Another comment I can’t ignore was, “…people shouldn’t get stuck on the deli concept because its an absolutely delicious restaurant.” THEN WHY DO YOU CALL YOURSELF A DELI??? It’s a shonde. A pure, unadulterated shonde.

Prime is a perfectly acceptable kosher meat restaurant that serves a purpose. The food is fine – not great – but perfectly fine for what it is. But by calling the place a deli, there are certain things any reasonable Jew would expect to see. Prime Deli and Restaurant fails to provide those things. And after seeing the film, it became crystal clear that they should remove deli from the name of the restaurant before Ziggy Gruber comes to town, kidnaps me, takes me back to Houston, and force feeds me to get over that mishegas.
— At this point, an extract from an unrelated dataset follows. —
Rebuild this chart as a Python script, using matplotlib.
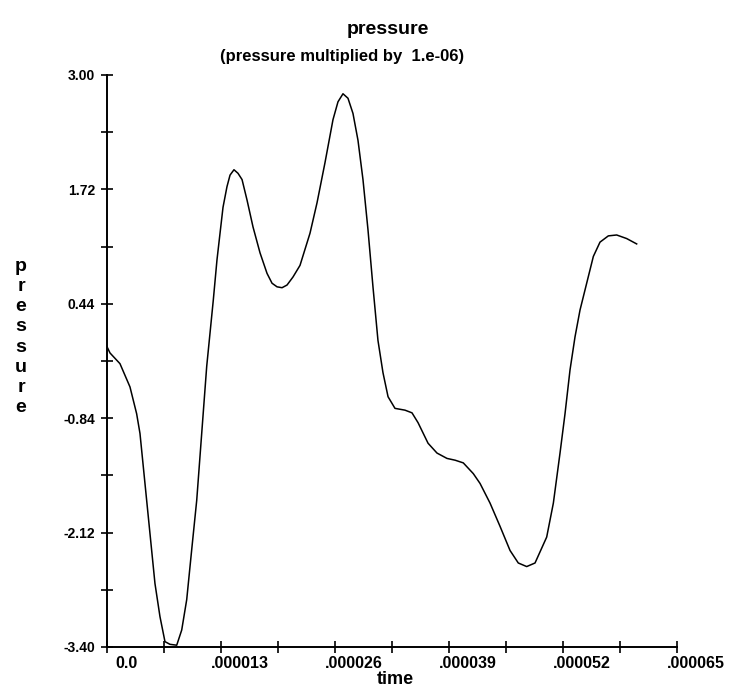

What is a deli, you ask? Here are my Top 10 Ways to Know You’re In a REAL Jewish Deli:

10. You sit down and a bowl of pickles is waiting for you. You don’t have to ask for them. You don’t have to pay for them. Cole slaw too. Maybe a pickled tomato.
9. There’s a grouchy old lady at the register. She calls everyone ‘hun.’
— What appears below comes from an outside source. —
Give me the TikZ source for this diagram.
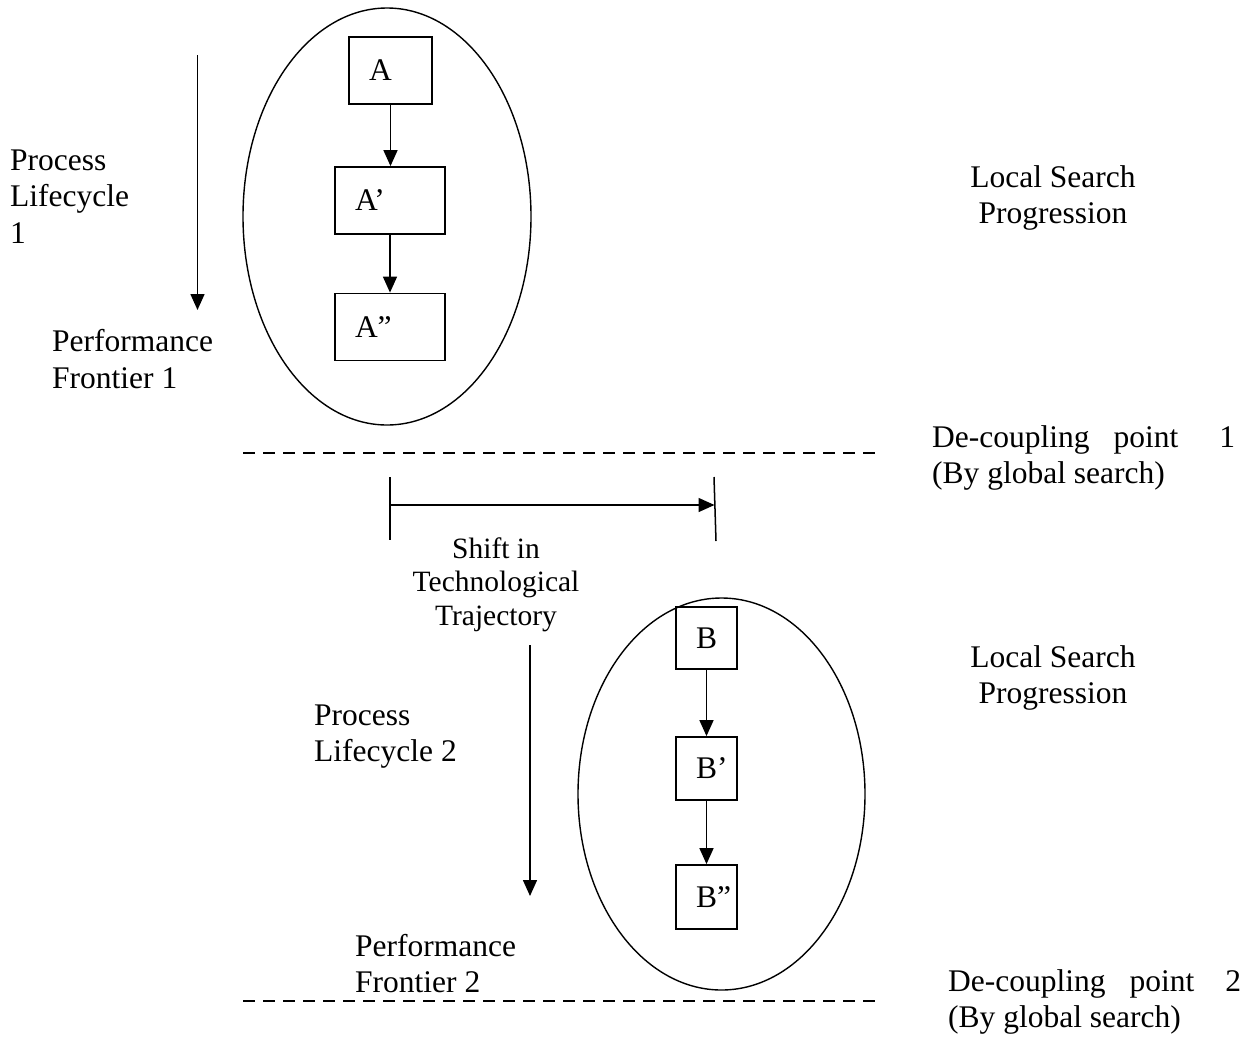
\documentclass[tikz,border=0pt]{standalone}
\usepackage{fontspec}
\setmainfont{Liberation Serif}
\usetikzlibrary{arrows.meta,shapes.geometric}
\newcommand\lblock[1]{\begin{tabular}[t]{@{}l@{}}#1\end{tabular}}
\newcommand\cblock[1]{\begin{tabular}[t]{@{}c@{}}#1\end{tabular}}
\begin{document}
\begin{tikzpicture}[x=1pt,y=-1pt,
  ln/.style={line width=1.5pt},
  arr/.style={ln,-{Triangle[length=16pt,width=14pt]}},
  oval/.style={draw,ellipse,line width=1.4pt,inner sep=0pt},
  bx/.style={draw,line width=1.8pt,inner xsep=20pt,inner ysep=0pt,align=left,font=\fontsize{31.5}{36.5}\selectfont},
  dline/.style={line width=1.6pt,dash pattern=on 12pt off 8pt},
  txt/.style={inner sep=0pt,font=\fontsize{31.5}{36.5}\selectfont},
  stxt/.style={inner sep=0pt,font=\fontsize{29.5}{33.5}\selectfont}]
\useasboundingbox (0,0) rectangle (1245,1061);
\fill[white] (0,0) rectangle (1245,1061);

% ---------- upper part ----------
\node[oval,minimum width=288pt,minimum height=417pt] (E1) at (387,216.5) {};
\node[bx,text width=43pt,minimum height=67pt] (A) at (390.5,70.5) {A};
\node[bx,text width=70pt,minimum height=67pt] (A1) at (390,200.5) {A’};
\node[bx,text width=70pt,minimum height=67pt] (A2) at (390,327) {A”};
\draw[arr] (A.south) -- (A.south |- A1.north);
\draw[arr] (A1.south) -- (A1.south |- A2.north);

\coordinate (p1s) at (197.5,55);
\coordinate (p1e) at (197.5,310);
\draw[arr] (p1s) -- (p1e);

\node[txt,anchor=base west] (pl1) at (10,170) {\lblock{Process\\Lifecycle\\1}};
\node[txt,anchor=base west] (pf1) at (52,351.7) {\lblock{Performance\\Frontier 1}};
\node[txt,anchor=base] (ls1) at (1053,187) {\cblock{Local Search\\Progression}};

\coordinate (d1a) at (243,453);
\coordinate (d1b) at (880,453);
\draw[dline] (d1a) -- (d1b);
\node[txt,anchor=base west] (dc1) at (932,447) {\lblock{De-coupling\hspace{24pt}point\hspace{41pt}1\\(By global search)}};

% ---------- shift ----------
\coordinate (t1a) at (390,477);
\coordinate (t1b) at (390,540);
\coordinate (t2a) at (714,477);
\coordinate (t2b) at (716,541);
\coordinate (s1) at (390,505);
\coordinate (s2) at (714.5,505);
\draw[ln] (t1a) -- (t1b);
\draw[ln] (t2a) -- (t2b);
\draw[arr] (s1) -- (s2);
\node[stxt,anchor=base] (sh) at (496,558) {\cblock{Shift in\\Technological\\Trajectory}};

% ---------- lower part ----------
\coordinate (p2s) at (530,645);
\coordinate (p2e) at (530,896);
\draw[arr] (p2s) -- (p2e);
\node[txt,anchor=base west] (pl2) at (314,725) {\lblock{Process\\Lifecycle 2}};
\node[txt,anchor=base west] (pf2) at (355,956) {\lblock{Performance\\Frontier 2}};

\node[oval,minimum width=287pt,minimum height=392pt] (E2) at (721.5,794) {};
\node[bx,text width=21pt,minimum height=62pt] (B) at (706.5,638) {\rlap{B}};
\node[bx,text width=21pt,minimum height=63pt] (B1) at (706.5,768.5) {\rlap{B’}};
\node[bx,text width=21pt,minimum height=64pt] (B2) at (706.5,897) {\rlap{B”}};
\draw[arr] (B.south) -- (B.south |- B1.north);
\draw[arr] (B1.south) -- (B1.south |- B2.north);

\node[txt,anchor=base] (ls2) at (1053,667) {\cblock{Local Search\\Progression}};

\coordinate (d2a) at (243,1001);
\coordinate (d2b) at (880,1001);
\draw[dline] (d2a) -- (d2b);
\node[txt,anchor=base west] (dc2) at (948,991) {\lblock{De-coupling\hspace{24pt}point\hspace{31pt}2\\(By global search)}};
\end{tikzpicture}
\end{document}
8. Her husband is behind the counter wearing a white butcher’s outfit stained with meat juice.
7. There is only one kind of mustard available. It’s called DELI MUSTARD. Not yellow mustard by Heinz. Not Grey Poupon. Not honey mustard for crying out loud. D-E-L-I Mustard. Yes, it’s a thing.
6. There’s a display case. The meats are in there. The knishes are in there. The kishke is in there. Jews like to see what they’re about to eat – there’s no other way to explain it.
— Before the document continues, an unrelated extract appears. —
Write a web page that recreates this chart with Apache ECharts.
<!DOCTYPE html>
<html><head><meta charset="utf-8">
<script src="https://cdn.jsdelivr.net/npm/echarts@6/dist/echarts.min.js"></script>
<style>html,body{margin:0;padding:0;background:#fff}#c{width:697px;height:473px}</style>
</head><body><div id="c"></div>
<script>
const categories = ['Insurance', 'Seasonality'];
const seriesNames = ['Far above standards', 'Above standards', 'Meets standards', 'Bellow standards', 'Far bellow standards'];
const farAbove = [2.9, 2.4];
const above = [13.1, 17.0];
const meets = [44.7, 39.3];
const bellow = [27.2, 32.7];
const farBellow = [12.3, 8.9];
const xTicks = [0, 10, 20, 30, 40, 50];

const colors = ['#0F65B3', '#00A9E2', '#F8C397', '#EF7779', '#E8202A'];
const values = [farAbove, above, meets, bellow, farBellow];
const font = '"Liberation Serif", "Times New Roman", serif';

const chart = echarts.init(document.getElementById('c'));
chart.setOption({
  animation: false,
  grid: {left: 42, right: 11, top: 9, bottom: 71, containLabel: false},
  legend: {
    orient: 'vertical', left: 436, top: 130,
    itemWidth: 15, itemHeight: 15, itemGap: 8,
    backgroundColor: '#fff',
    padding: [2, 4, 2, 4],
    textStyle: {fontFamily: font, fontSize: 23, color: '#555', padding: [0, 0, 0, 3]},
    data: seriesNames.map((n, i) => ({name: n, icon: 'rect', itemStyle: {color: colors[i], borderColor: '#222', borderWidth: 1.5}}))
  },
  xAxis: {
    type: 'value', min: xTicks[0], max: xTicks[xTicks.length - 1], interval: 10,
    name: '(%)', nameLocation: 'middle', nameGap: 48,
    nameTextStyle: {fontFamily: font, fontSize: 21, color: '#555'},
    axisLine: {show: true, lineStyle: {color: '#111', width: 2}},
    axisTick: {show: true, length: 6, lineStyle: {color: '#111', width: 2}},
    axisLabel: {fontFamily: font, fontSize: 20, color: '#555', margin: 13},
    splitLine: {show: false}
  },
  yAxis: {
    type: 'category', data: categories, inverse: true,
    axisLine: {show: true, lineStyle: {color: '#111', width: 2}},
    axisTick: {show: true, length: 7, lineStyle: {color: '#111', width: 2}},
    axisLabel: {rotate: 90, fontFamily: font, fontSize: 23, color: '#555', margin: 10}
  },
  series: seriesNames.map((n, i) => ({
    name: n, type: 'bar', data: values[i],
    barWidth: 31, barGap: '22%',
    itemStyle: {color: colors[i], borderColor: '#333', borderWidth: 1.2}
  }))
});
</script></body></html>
5. When you order a sandwich, no one asks you what kind of bread you’d like that on. It’s called rye bread. That’s it.
4. The meat is cut by old guys behind the counter when you order it.
3. There are salamis hanging in the window. A wise man once said, “the longer it hangs, the better it tastes.”
2. Dr. Brown’s. It’s the official beverage of the deli. Cream, Cel-Ray, Black Cherry, you know.


1. The smell. If you don’t know what I’m talking about, then you don’t know what you’re talking about.